*DATA PROVIDED:*
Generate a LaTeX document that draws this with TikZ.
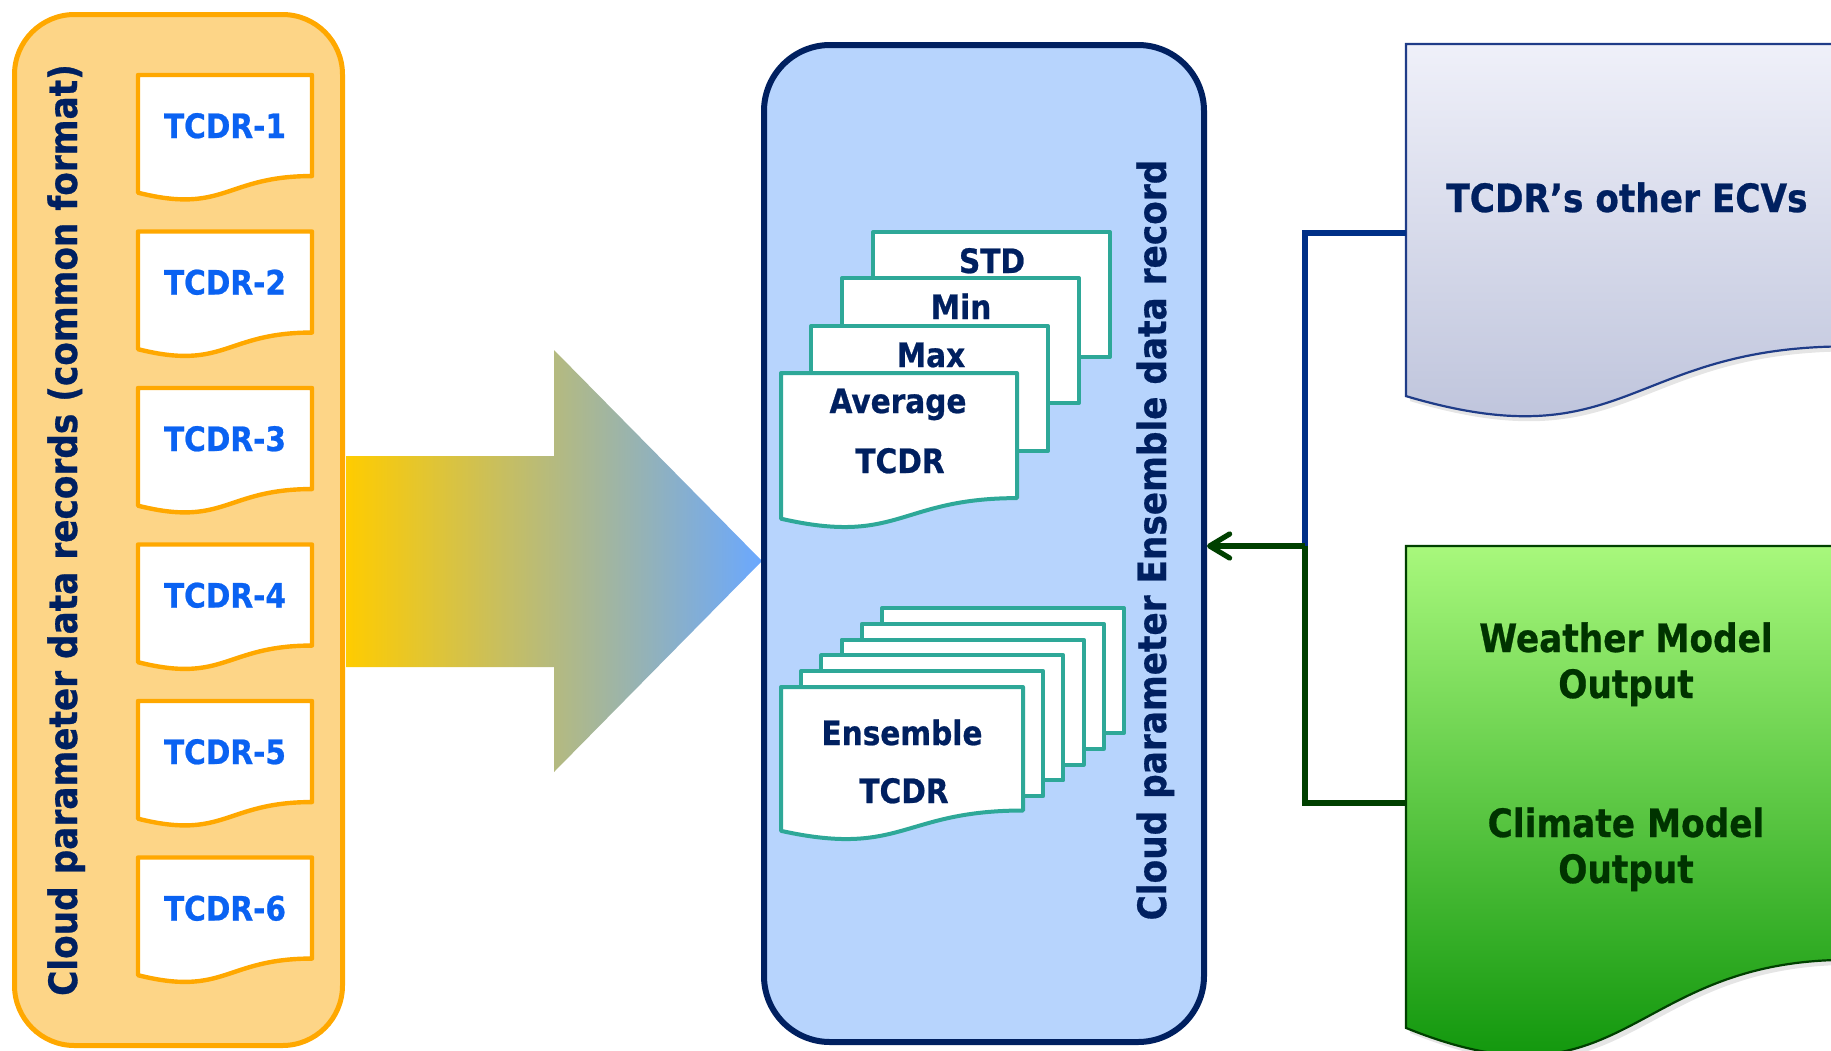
\documentclass[tikz,border=0pt]{standalone}
\usepackage{fontspec}
\setmainfont{DejaVu Sans}[FakeStretch=0.88, BoldFeatures={FakeBold=0.7}]
\usetikzlibrary{arrows.meta}
\definecolor{orgline}{HTML}{FFA800}
\definecolor{orgfill}{HTML}{FDD587}
\definecolor{tblue}{HTML}{0A62F2}
\definecolor{navy}{HTML}{002060}
\definecolor{midfill}{HTML}{B7D4FD}
\definecolor{tealc}{HTML}{2EA898}
\definecolor{ylw}{HTML}{FFCC00}
\definecolor{skyb}{HTML}{6AA8FF}
\definecolor{grytop}{HTML}{EFF0F9}
\definecolor{grybot}{HTML}{BAC0D9}
\definecolor{gryline}{HTML}{1F3C88}
\definecolor{grntop}{HTML}{A8F87C}
\definecolor{grnbot}{HTML}{008C00}
\definecolor{grnline}{HTML}{004000}
\definecolor{grntext}{HTML}{003300}
\definecolor{conblue}{HTML}{003087}
\definecolor{congreen}{HTML}{004000}
\newcommand{\docpath}[4]{(#1,#2) -- ({#1+#3},#2) -- ({#1+#3},{#2+0.802*#4}) .. controls ({#1+#3/2},{#2+0.802*#4}) and ({#1+#3/2},{#2+1.1075*#4}) .. (#1,{#2+0.934*#4}) -- cycle}
\tikzset{
  lbl/.style={font=\bfseries\fontsize{16.8}{20}\selectfont, inner sep=0pt, anchor=base},
  biglbl/.style={font=\bfseries\fontsize{19.5}{23}\selectfont, inner sep=0pt, anchor=base},
  tcdrdoc/.style={draw=orgline, fill=white, line width=2.2pt, line join=round},
  stackdoc/.style={draw=tealc, fill=white, line width=2pt, line join=round},
  blueline/.style={draw=conblue, line width=2.6pt},
  greenline/.style={draw=congreen, line width=2.6pt}
}
\begin{document}
\begin{tikzpicture}[x=0.5pt, y=-0.5pt]
\useasboundingbox (0,0) rectangle (1831,1050);
\clip (0,0) rectangle (1831,1050);

% left container
\node[draw=orgline, fill=orgfill, line width=2.5pt, rounded corners=30pt,
      minimum width=164pt, minimum height=515.5pt, inner sep=0pt] (leftbox) at (178.5,530) {};
\foreach \i in {1,...,6} {
  \pgfmathsetmacro\ty{75+156.5*(\i-1)}
  \path[tcdrdoc] \docpath{138}{\ty}{174}{126};
  \node[lbl, text=tblue] (tcdr\i) at (225,\ty+63) {TCDR-\i};
}
\node[biglbl, text=navy, rotate=90] (leftlbl) at (77,530) {Cloud parameter data records (common format)};

% big gradient arrow
\shade[left color=ylw, right color=skyb] (346,456) -- (554,456) -- (554,350) -- (762,561) -- (554,772) -- (554,667) -- (346,667) -- cycle;

% middle container
\node[draw=navy, fill=midfill, line width=3pt, rounded corners=33pt,
      minimum width=220pt, minimum height=498.5pt, inner sep=0pt] (midbox) at (984,543.5) {};

% statistics stack
\path[stackdoc] (873,232) rectangle ++(237,125);
\path[stackdoc] (842,278) rectangle ++(237,125);
\path[stackdoc] (811,326) rectangle ++(237,125);
\path[stackdoc] \docpath{781}{373}{236}{156};
\node[lbl, text=navy] (std) at (992,273) {STD};
\node[lbl, text=navy] (min) at (961,319) {Min};
\node[lbl, text=navy] (max) at (931,367) {Max};
\node[lbl, text=navy] (avg1) at (898,413) {Average};
\node[lbl, text=navy] (avg2) at (900,473) {TCDR};

% ensemble stack
\foreach \k in {5,4,3,2,1} {
  \path[stackdoc] ({781+20.2*\k},{687-15.8*\k}) rectangle ++(242,125);
}
\path[stackdoc] \docpath{781}{687}{242}{154};
\node[lbl, text=navy] (ens1) at (902,745) {Ensemble};
\node[lbl, text=navy] (ens2) at (904,803) {TCDR};

\node[biglbl, text=navy, rotate=90] (midlbl) at (1166,540) {Cloud parameter Ensemble data record};

% right documents
\fill[black, opacity=0.10] \docpath{1410}{49}{442}{377};
\path[top color=grytop, bottom color=grybot, draw=gryline, line width=1.1pt] \docpath{1406}{44}{442}{377};
\node[biglbl, text=navy] (ecv) at (1627,212) {TCDR’s other ECVs};

\fill[black, opacity=0.10] \docpath{1410}{551}{442}{516};
\path[top color=grntop, bottom color=grnbot, draw=grnline, line width=1.1pt] \docpath{1406}{546}{442}{516};
\node[biglbl, text=grntext] (wm1) at (1626,652) {Weather Model};
\node[biglbl, text=grntext] (wm2) at (1626,698) {Output};
\node[biglbl, text=grntext] (cm1) at (1626,837) {Climate Model};
\node[biglbl, text=grntext] (cm2) at (1626,883) {Output};

% connectors
\coordinate (grayW) at (1406,233);
\coordinate (greenW) at (1406,803);
\coordinate (junc) at (1305,546);
\draw[blueline] (grayW) -| (junc);
\draw[greenline] (greenW) -| (junc);
\draw[greenline, -{Straight Barb[length=10pt,width=12pt,round]}] (junc) -- (junc -| midbox.east);
\end{tikzpicture}
\end{document}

*STATED EXERCISE:* Write the material out again exactly as it appears, dropping the pictures.

*FULL RESPONSE:*
Generate a LaTeX document that draws this with TikZ.
\documentclass[tikz,border=0pt]{standalone}
\usepackage{fontspec}
\setmainfont{DejaVu Sans}[FakeStretch=0.88, BoldFeatures={FakeBold=0.7}]
\usetikzlibrary{arrows.meta}
\definecolor{orgline}{HTML}{FFA800}
\definecolor{orgfill}{HTML}{FDD587}
\definecolor{tblue}{HTML}{0A62F2}
\definecolor{navy}{HTML}{002060}
\definecolor{midfill}{HTML}{B7D4FD}
\definecolor{tealc}{HTML}{2EA898}
\definecolor{ylw}{HTML}{FFCC00}
\definecolor{skyb}{HTML}{6AA8FF}
\definecolor{grytop}{HTML}{EFF0F9}
\definecolor{grybot}{HTML}{BAC0D9}
\definecolor{gryline}{HTML}{1F3C88}
\definecolor{grntop}{HTML}{A8F87C}
\definecolor{grnbot}{HTML}{008C00}
\definecolor{grnline}{HTML}{004000}
\definecolor{grntext}{HTML}{003300}
\definecolor{conblue}{HTML}{003087}
\definecolor{congreen}{HTML}{004000}
\newcommand{\docpath}[4]{(#1,#2) -- ({#1+#3},#2) -- ({#1+#3},{#2+0.802*#4}) .. controls ({#1+#3/2},{#2+0.802*#4}) and ({#1+#3/2},{#2+1.1075*#4}) .. (#1,{#2+0.934*#4}) -- cycle}
\tikzset{
  lbl/.style={font=\bfseries\fontsize{16.8}{20}\selectfont, inner sep=0pt, anchor=base},
  biglbl/.style={font=\bfseries\fontsize{19.5}{23}\selectfont, inner sep=0pt, anchor=base},
  tcdrdoc/.style={draw=orgline, fill=white, line width=2.2pt, line join=round},
  stackdoc/.style={draw=tealc, fill=white, line width=2pt, line join=round},
  blueline/.style={draw=conblue, line width=2.6pt},
  greenline/.style={draw=congreen, line width=2.6pt}
}
\begin{document}
\begin{tikzpicture}[x=0.5pt, y=-0.5pt]
\useasboundingbox (0,0) rectangle (1831,1050);
\clip (0,0) rectangle (1831,1050);

% left container
\node[draw=orgline, fill=orgfill, line width=2.5pt, rounded corners=30pt,
      minimum width=164pt, minimum height=515.5pt, inner sep=0pt] (leftbox) at (178.5,530) {};
\foreach \i in {1,...,6} {
  \pgfmathsetmacro\ty{75+156.5*(\i-1)}
  \path[tcdrdoc] \docpath{138}{\ty}{174}{126};
  \node[lbl, text=tblue] (tcdr\i) at (225,\ty+63) {TCDR-\i};
}
\node[biglbl, text=navy, rotate=90] (leftlbl) at (77,530) {Cloud parameter data records (common format)};

% big gradient arrow
\shade[left color=ylw, right color=skyb] (346,456) -- (554,456) -- (554,350) -- (762,561) -- (554,772) -- (554,667) -- (346,667) -- cycle;

% middle container
\node[draw=navy, fill=midfill, line width=3pt, rounded corners=33pt,
      minimum width=220pt, minimum height=498.5pt, inner sep=0pt] (midbox) at (984,543.5) {};

% statistics stack
\path[stackdoc] (873,232) rectangle ++(237,125);
\path[stackdoc] (842,278) rectangle ++(237,125);
\path[stackdoc] (811,326) rectangle ++(237,125);
\path[stackdoc] \docpath{781}{373}{236}{156};
\node[lbl, text=navy] (std) at (992,273) {STD};
\node[lbl, text=navy] (min) at (961,319) {Min};
\node[lbl, text=navy] (max) at (931,367) {Max};
\node[lbl, text=navy] (avg1) at (898,413) {Average};
\node[lbl, text=navy] (avg2) at (900,473) {TCDR};

% ensemble stack
\foreach \k in {5,4,3,2,1} {
  \path[stackdoc] ({781+20.2*\k},{687-15.8*\k}) rectangle ++(242,125);
}
\path[stackdoc] \docpath{781}{687}{242}{154};
\node[lbl, text=navy] (ens1) at (902,745) {Ensemble};
\node[lbl, text=navy] (ens2) at (904,803) {TCDR};

\node[biglbl, text=navy, rotate=90] (midlbl) at (1166,540) {Cloud parameter Ensemble data record};

% right documents
\fill[black, opacity=0.10] \docpath{1410}{49}{442}{377};
\path[top color=grytop, bottom color=grybot, draw=gryline, line width=1.1pt] \docpath{1406}{44}{442}{377};
\node[biglbl, text=navy] (ecv) at (1627,212) {TCDR’s other ECVs};

\fill[black, opacity=0.10] \docpath{1410}{551}{442}{516};
\path[top color=grntop, bottom color=grnbot, draw=grnline, line width=1.1pt] \docpath{1406}{546}{442}{516};
\node[biglbl, text=grntext] (wm1) at (1626,652) {Weather Model};
\node[biglbl, text=grntext] (wm2) at (1626,698) {Output};
\node[biglbl, text=grntext] (cm1) at (1626,837) {Climate Model};
\node[biglbl, text=grntext] (cm2) at (1626,883) {Output};

% connectors
\coordinate (grayW) at (1406,233);
\coordinate (greenW) at (1406,803);
\coordinate (junc) at (1305,546);
\draw[blueline] (grayW) -| (junc);
\draw[greenline] (greenW) -| (junc);
\draw[greenline, -{Straight Barb[length=10pt,width=12pt,round]}] (junc) -- (junc -| midbox.east);
\end{tikzpicture}
\end{document}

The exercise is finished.